Halloween is the perfect opportunity for Disney villains to get in the spotlight! Let’s make some of our favorites the stars of our Halloween display with a DIY Disney Villain Tombstones.
Here’s a step by step guide to how I made these Disney Villains tombstones.
Every year part of my front lawn becomes a spooky graveyard for Halloween. And every Halloween graveyard needs tombstones.
In the beginning, I used mostly the store-bought Styrofoam tombstones, but it’s so windy in our neighborhood that they would end up getting blown down the street or ripped apart. Over the years I’ve been slowly upgrading to heavier, sturdier decorations. Heavy store-bought tombstones are pricey, so I started making my own. Being a Disney nut, I drew inspiration for the first set from Disney’s Haunted Mansion. But then the idea hit me to create another section just for Disney Villains. And that’s how, the Disney Villains graveyard was born.
Here’s how I made them:
Step 1: Choose Your Disney Villain
I made a list of Villains I could make gravestones for, and first up was Gaston, from Beauty and the Beast. He, like many Disney Villains, falls to his death at the end of the movie.
Step 2: Cut Tombstone Shapes
I chose to cut these tombstones out of plywood like I did with my Haunted Mansion tombstones. In fact, I already had cut out and painted a few generic tombstone shapes, so I saved time by using one of them for Gaston.
In hindsight, this was a missed opportunity. If I ever remake this tombstone, I think I might have some fun with it and give it a more unique shape.
Step 3: Paint Your Tombstone
When you paint may depend on how you are going to add your details. If they are also being painted on, you’ll want to at the very least apply a base coat of dark colored paint. DryLok is a good choice to protect your tombstone from moisture. A gallon of white is very affordable and you can tint it by adding black to make a grey color.
If you are etching in the details, then waiting until after that step might be better. As it turned out, my tombstone was already painted with a base coat of grey paint, plus a touch of stone texture spray paint before I even thought about the rest.
Step 4: Gaston’s Portrait
If I was an artist, I might have tried to just draw on his picture. But I know my limits. So I decided to do the next best thing and trace it.
I found an image I liked online, and used GIMP to make an outline of it.
I printed out the template, then taped it to the tombstone so I could etch it into the wood.
I used a dremel to trace the lines of the picture, etching them into the wood.
After tracing the entire picture, I went over the lines with black Sharpie marker. The result was pretty good. There was some chipping of the paint, but I can touch that up later.
I used some black acrylic paint to fill in Gaston’s hair and eyebrows.
Step 5: The Epitaph
I used the same technique to etch in the epitaph underneath, as well as the RIP over his head. This was another opportunity to get creative. I used Gaston’s song from the movie as my inspiration.
Step 6: Add Fun Details
Since Gaston used antlers in all of his decorating, I thought he should have some on his gravestone as well.
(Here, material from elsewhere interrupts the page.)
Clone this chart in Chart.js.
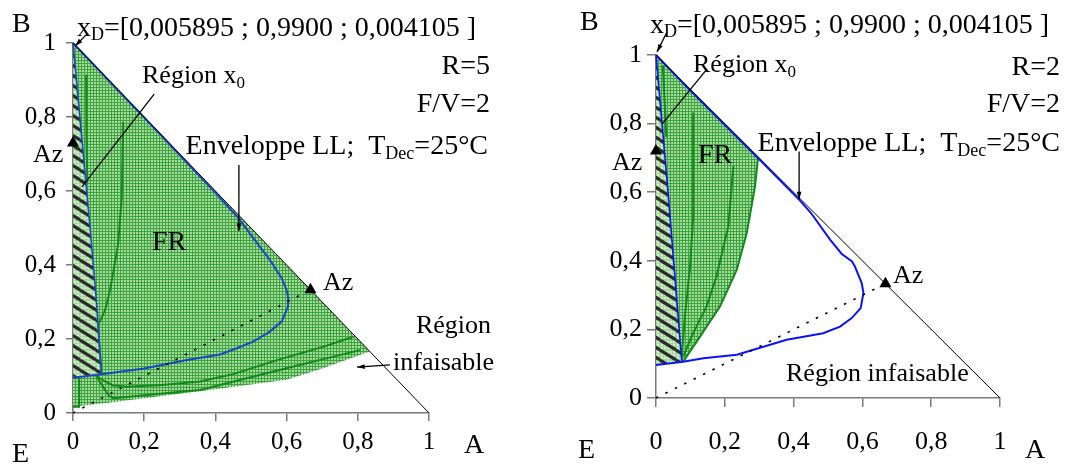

It’s fun touches like this that complete the tombstone.
The Finished Product:
It came out pretty good. This gives me hope that I can complete a few more and have an entire section of Disney Villains residing in my Halloween graveyard this year and for years to come!
Now, Whose do you think I should make next? And who has ideas for a good Villain epitaph?
Thursday 1st of October 2020
LOVE this idea, would like to see what your Ursula tombstone looks like and what it says any chance you can post a pic?
Thursday 20th of September 2018
These are awesome. I'm obsessed with Disney Villains. I noticed in another post from you what looked like the beginnings of Evil Queen's Tombstone. I'm wondering if you would share the final results or even a tutorial for it and any others you've created since Gaston? Thanks!!
Friday 25th of December 2015
How did you make the outline? I also use gimp but I can not figure it out :-/
Friday 12th of February 2016
I did it in two steps. 1. Filters>Edge Detect>Edge (If the image was colored in, it will now be filled with black). 2. Colors>Invert
Thursday 23rd of October 2014
Hi hope you don't mind I made this for my yard. Love it. Just wanted to let you know that if you print out the picture and then cover the back in white chalk then pencil trace it you can see an outline to fill in with your paint. The same could be done with the letters if you printed them out bigger then traced them.
Tuesday 19th of October 2021
How do you cover the back in chalk??? (Regular stick chalk? Do you just color the back like you would with a crayon for coloring books?
Wednesday 29th of October 2014
I don't mind at all! I'm glad you liked it enough to do it to! I didn't think about using chalk. I may try that for some new ones I'm making! Thanks for the tip!
Sunday 7th of September 2014
This is the most awesome thing ever!